The Role of Hardware TEEs in Confidential Computing Adoption
Confidential computing essentially uses hardware memory protections to isolate sensitive data payloads.
October 8, 2019
In virtually every industry, compute workloads span multiple environments from on-premises deployments to the cloud and out to the edge. Today’s current approaches to computing – especially cloud computing – typically protects data at rest and in transit, but often falls short of encrypting data while in use.
“In use” is generally when data is at its most vulnerable because this is arguably the most complicated and difficult data state to protect. Historically, sensitive data has always been siloed on separate machines, but as networks have grown and access has become more integrated, solution providers have been forced to include more and more software between the data and compute layer. Unfortunately, software solutions alone often struggle to provide the level of isolation required to better protect and preserve sensitive data in use. As a result, many organizations simply choose not to move this data outside their network.
This is why companies are looking for better security controls to protect sensitive data in use, and to ensure the IP is secure and encrypted, regardless of its location. The ability to deliver fundamental protections for data in use anywhere, and to enable software developers to leverage that technology easily when creating applications, is paramount. That’s why a tremendously promising new security model called confidential computing is gaining industrywide attention.
What is Confidential Computing?
Confidential computing essentially uses hardware memory protections to isolate sensitive data payloads. This represents a fundamental shift in how computation is done at the hardware level and will change how vendors can structure their application programs. If broadly adopted, confidential computing can enable encrypted data to be processed in memory without exposing it to the rest of the system, this dramatically reduces the potential for sensitive data to be exposed, while providing a higher degree of control and transparency for users.
Just think of the security implications for applications like password managers, content players, network connections, blockchain wallets, machine learning, privacy, and so much more. Or, how about on a personal level with stronger protection for healthcare data, financial information, or even heightened privacy for users’ smartphone geolocation data. The potential use cases and benefits are massive.
The Current State of Confidential Computing
Confidential computing requires extensive collaboration between hardware and software vendors.
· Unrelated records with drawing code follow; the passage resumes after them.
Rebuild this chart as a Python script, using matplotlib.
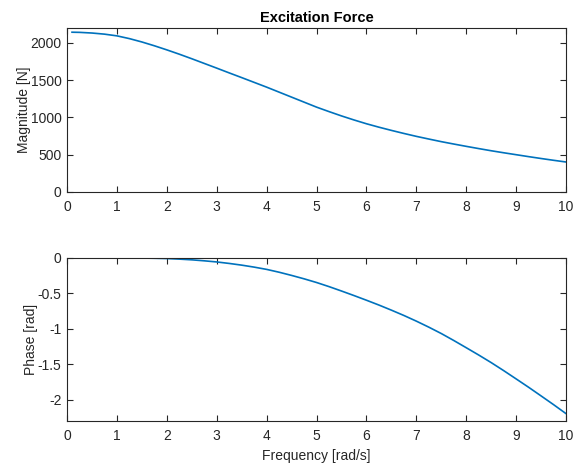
import matplotlib
matplotlib.use("Agg")
import matplotlib.pyplot as plt

# Excitation force frequency response, magnitude and phase
freq = [0.1, 0.25, 0.5, 0.75, 1.0, 1.25, 1.5, 1.75, 2.0, 2.25, 2.5, 2.75, 3.0, 3.25,
        3.5, 3.75, 4.0, 4.25, 4.5, 4.75, 5.0, 5.25, 5.5, 5.75, 6.0, 6.25, 6.5, 6.75,
        7.0, 7.25, 7.5, 7.75, 8.0, 8.25, 8.5, 8.75, 9.0, 9.25, 9.5, 9.75, 10.0]
magnitude = [2143, 2141, 2132, 2117, 2094, 2057, 2012, 1961, 1906, 1848, 1787, 1724,
             1661, 1597, 1534, 1470, 1406, 1339, 1272, 1205, 1138, 1078, 1020, 966,
             915, 869, 826, 785, 746, 710, 675, 643, 612, 582, 553, 526, 500, 474,
             449, 425, 402]
phase = [0.0, 0.0, -0.0005, -0.001, -0.002, -0.003, -0.005, -0.008, -0.012, -0.02,
         -0.03, -0.044, -0.06, -0.081, -0.105, -0.133, -0.165, -0.205, -0.25, -0.298,
         -0.35, -0.408, -0.47, -0.534, -0.60, -0.668, -0.74, -0.815, -0.895, -0.98,
         -1.07, -1.168, -1.27, -1.373, -1.48, -1.593, -1.71, -1.828, -1.95, -2.073, -2.20]

mag_ticks = [0, 500, 1000, 1500, 2000]
phase_ticks = [-2, -1.5, -1, -0.5, 0]
phase_labels = ["-2", "-1.5", "-1", "-0.5", "0"]
freq_ticks = list(range(0, 11))

plt.rcParams['font.family'] = ['Liberation Sans', 'DejaVu Sans']
plt.rcParams['font.size'] = 10
plt.rcParams['axes.unicode_minus'] = False

line_color = '#0072BD'
axis_color = '#262626'

fig = plt.figure(figsize=(5.73, 4.66), dpi=100)
ax1 = fig.add_axes([0.117, 0.588, 0.871, 0.352])
ax2 = fig.add_axes([0.117, 0.097, 0.871, 0.350])

ax1.plot(freq, magnitude, color=line_color, linewidth=1.2)
ax1.set_xlim(0, 10)
ax1.set_ylim(0, 2200)
ax1.set_yticks(mag_ticks)
ax1.set_ylabel('Magnitude [N]', labelpad=-0.5)
ax1.set_title('Excitation Force', fontweight='bold', fontsize=10.5, pad=4)

ax2.plot(freq, phase, color=line_color, linewidth=1.2)
ax2.set_xlim(0, 10)
ax2.set_ylim(-2.3, 0)
ax2.set_yticks(phase_ticks)
ax2.set_yticklabels(phase_labels)
ax2.set_ylabel('Phase [rad]', labelpad=-0.5)
ax2.set_xlabel('Frequency [rad/s]', labelpad=4.5)

for ax in (ax1, ax2):
    ax.set_xticks(freq_ticks)
    ax.tick_params(direction='in', top=True, right=True, length=4,
                   width=0.8, colors=axis_color, labelcolor=axis_color)
    ax.tick_params(axis='x', pad=6)
    ax.tick_params(axis='y', pad=4)
    for s in ax.spines.values():
        s.set_color(axis_color)
        s.set_linewidth(0.8)
    ax.yaxis.label.set_color(axis_color)
    ax.xaxis.label.set_color(axis_color)

fig.savefig('out.png', dpi=100, facecolor='white')
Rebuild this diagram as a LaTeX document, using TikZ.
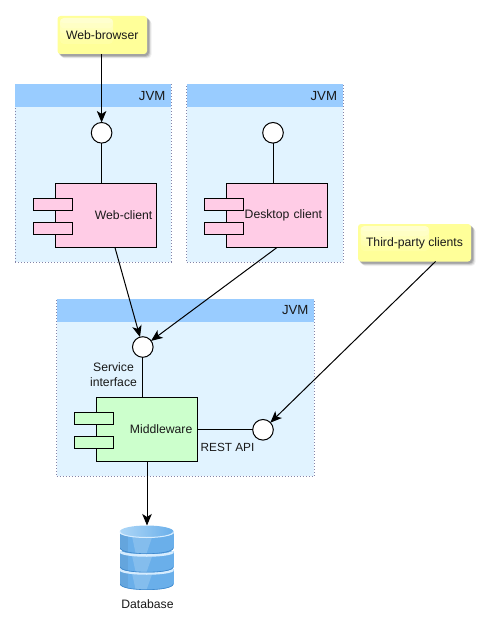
\documentclass[tikz,border=0pt]{standalone}
\usepackage{fontspec}
\setmainfont{Liberation Sans}
\usetikzlibrary{arrows.meta,calc}
\definecolor{jvmbody}{HTML}{E1F3FF}
\definecolor{jvmhead}{HTML}{99CCFF}
\definecolor{jvmedge}{HTML}{8484A8}
\definecolor{pinkfill}{HTML}{FFCCE6}
\definecolor{greenfill}{HTML}{CCFFCC}
\definecolor{notefill}{HTML}{FFFF99}
\definecolor{dbdark}{HTML}{6AAFEA}
\definecolor{dblight}{HTML}{B4DCFD}
\definecolor{dbtop}{HTML}{9ACDF5}
\definecolor{dbseam}{HTML}{3F88CC}
\tikzset{
  every node/.style={font=\fontsize{12.2}{14.6}\selectfont, outer sep=0pt, inner sep=0pt, text=black!90},
  jvmbox/.style={rectangle, fill=jvmbody, draw=jvmedge, line width=.8pt, dash pattern=on 1pt off 2pt, anchor=north west},
  jvmhd/.style={rectangle, fill=jvmhead, anchor=north west, minimum height=22.5pt, inner xsep=6pt, text width=#1, align=right},
  compbox/.style={rectangle, draw=black, line width=1pt, anchor=north west, minimum width=101pt, minimum height=64pt},
  portbox/.style={rectangle, draw=black, line width=1pt, anchor=north west, minimum width=39pt, minimum height=12pt},
  iface/.style={circle, draw=black, fill=white, line width=1pt, minimum size=20.6pt},
  notebox/.style={rectangle, rounded corners=3pt, fill=notefill, anchor=north west},
  conn/.style={draw=black, line width=1pt},
  arr/.style={conn, -{Stealth[length=11.5pt,width=9.5pt,inset=3pt]}},
  plainlabel/.style={align=center}
}
\newcommand{\noteshadow}[4]{%
  \foreach \d/\o in {5.0/.06,4.2/.09,3.4/.12,2.6/.15}{
    \fill[black,opacity=\o,rounded corners=4pt] (#1+\d-1.5,#2+\d-1.5) rectangle (#3+\d-.5,#4+\d-.5);
  }}
\newcommand{\notegloss}[4]{%
  \foreach \h/\o in {1/.12,.8/.12,.6/.14,.4/.16,.2/.18}{
    \fill[white,opacity=\o,rounded corners=4pt] (#1,#2) rectangle (#3,{#2+\h*(#4-#2)});
  }}
\newcommand{\dbseg}[3]{%
  \begin{scope}
    \clip (120,#1) -- (120,#2) .. controls (120,#2+#3*1.33) and (173.5,#2+#3*1.33) .. (173.5,#2) -- (173.5,#1) -- cycle;
    \shade[left color=dbdark, middle color=dblight, right color=dbdark] (120,#1) rectangle (173.5,#2+#3+1);
    \fill[white,opacity=.18] (131,#1) -- (154,#1) -- (146,#2+#3+1) -- (136,#2+#3+1) -- cycle;
    \fill[dbdark!70!black,opacity=.18] (120,#1) rectangle (128,#2+#3+1);
    \draw[dbseam, line width=1.2pt] (120,#2) .. controls (120,#2+#3*1.33) and (173.5,#2+#3*1.33) .. (173.5,#2);
    \draw[white!45!dblight, line width=2.5pt] (120,#1) .. controls (120,#1+6) and (173.5,#1+6) .. (173.5,#1);
  \end{scope}}
\begin{document}
\begin{tikzpicture}[x=1pt,y=-1pt]
\useasboundingbox (0,0) rectangle (487,628);

% JVM containers
\node[jvmbox, minimum width=156pt, minimum height=177.7pt] (jvma) at (15.3,84.5) {};
\node[jvmbox, minimum width=156.5pt, minimum height=177.7pt] (jvmb) at (186.5,84.5) {};
\node[jvmbox, minimum width=257.7pt, minimum height=177pt] (jvmc) at (56.7,299.2) {};
\node[jvmhd=144pt] (jvmahd) at (15.3,84.3) {\raisebox{-.7pt}{\fontsize{13.2}{15}\selectfont JVM}};
\node[jvmhd=144.5pt] (jvmbhd) at (186.5,84.3) {\raisebox{-.7pt}{\fontsize{13.2}{15}\selectfont JVM}};
\node[jvmhd=245.7pt] (jvmchd) at (56.7,299) {\raisebox{-.7pt}{\fontsize{13.2}{15}\selectfont JVM}};

% Notes
\noteshadow{57.5}{16}{147}{54}
\noteshadow{358}{224}{471}{261.5}
\node[notebox, minimum width=89.5pt, minimum height=38pt] (web) at (57.5,16) {};
\node[notebox, minimum width=113pt, minimum height=37.5pt] (third) at (358,224) {};
\notegloss{60}{18}{113}{44}
\notegloss{360.5}{226}{429}{251}
\node (webtxt) at (web.center) [yshift=-.5pt] {Web-browser};
\node (thirdtxt) at (third.center) [yshift=-.5pt] {Third-party clients};

% Components
\node[compbox, fill=pinkfill, text width=92.6pt, align=right] (wc) at (55.5,183.5) {\raisebox{-.5pt}{Web-client}};
\node[portbox, fill=pinkfill] (wcp) at (33.5,198.5) {};
\node[portbox, fill=pinkfill] (wcq) at (33.5,222.5) {};
\node[compbox, fill=pinkfill, text width=90pt, align=right] (dc) at (226.5,183.5) {\raisebox{-.5pt}{Desktop client}};
\node[portbox, fill=pinkfill] (dcp) at (204.5,198.5) {};
\node[portbox, fill=pinkfill] (dcq) at (204.5,222.5) {};
\node[compbox, fill=greenfill, text width=90.6pt, align=right] (mw) at (96.5,397.5) {\raisebox{-.5pt}{Middleware}};
\node[portbox, fill=greenfill] (mwp) at (74.5,412.5) {};
\node[portbox, fill=greenfill] (mwq) at (74.5,436.5) {};

% Interfaces
\node[iface] (ia) at (101.6,132.8) {};
\node[iface] (ib) at (273,132.8) {};
\node[iface] (svc) at (142.8,347) {};
\node[iface] (rest) at (263,429.8) {};

% Database
\node[minimum width=53pt, minimum height=65pt, anchor=north] (db) at (146.7,525.5) {};
\dbseg{569}{584}{6}
\dbseg{551}{567}{5.5}
\dbseg{531.5}{548}{6}
\shade[left color=dbtop!80!white, right color=dbdark] (146.7,531.5) ellipse[x radius=26.8, y radius=6];
\draw[white!45!dblight, line width=1pt] (120,531.5) .. controls (120,539.5) and (173.5,539.5) .. (173.5,531.5);
\node (dblabel) at (147.5,604) {Database};

% Labels
\node[plainlabel] (svclabel) at (113.5,374.5) {Service\\interface};
\node[font=\fontsize{11.8}{14}\selectfont] (restlabel) at (227.5,447.5) {REST API};

% Connectors
\draw[arr] (ia |- web.south) -- (ia);
\draw[conn] (ia) -- (ia |- wc.north);
\draw[conn] (ib) -- (ib |- dc.north);
\draw[conn] (svc) -- (svc |- mw.north);
\draw[conn] (rest) -- (rest -| mw.east);
\draw[arr] (wc) -- (svc);
\draw[arr] (dc.south) -- (svc);
\draw[arr] ([xshift=21pt]third.south) -- (rest);
\draw[arr] (mw.south) -- (mw.south |- db.north);
\end{tikzpicture}
\end{document}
For example, with tools like Intel’s Software Guard Extensions (SGX), application developers are able to encrypt data in memory or use an SDK to create Trusted Execution Environments (TEEs) in the firmware. And it doesn’t end there. Microsoft’s Open Enclave SDK recently emerged offering an open source framework that allows developers to build TEE applications using a single enclaving abstraction, and Red Hat’s Enarx and Google’s Asylo Project offer similar abstraction layer creation. In order to be adopted on a larger scale, confidential computing requires collaboration and standards from a wide variety of industry players today, including hardware vendors, cloud providers, developers, open source experts, academics and more. A perfect example of this burgeoning collaboration is the recently launched Confidential Computing Consortium. Spearheaded by the Linux Foundation, this initiative is designed to define and accelerate the adoption of confidential computing and includes support and participation from member organizations like Alibaba, Arm, Baidu, Google IBM, Intel, Microsoft, and others.
A Bright Future Ahead
Developing a common, cross-industry framework for describing the security benefits and features of confidential computing will help developers and users make better choices for how to protect their workloads in the cloud and beyond. It’s critical that the industry works together to accelerate the development of confidential computing solutions, and that organizations properly influence technical and regulatory standards, and build open source tools that provide the right environment for TEE development. This will accelerate the widespread adoption of confidential computing and usher in a new era of advanced data security.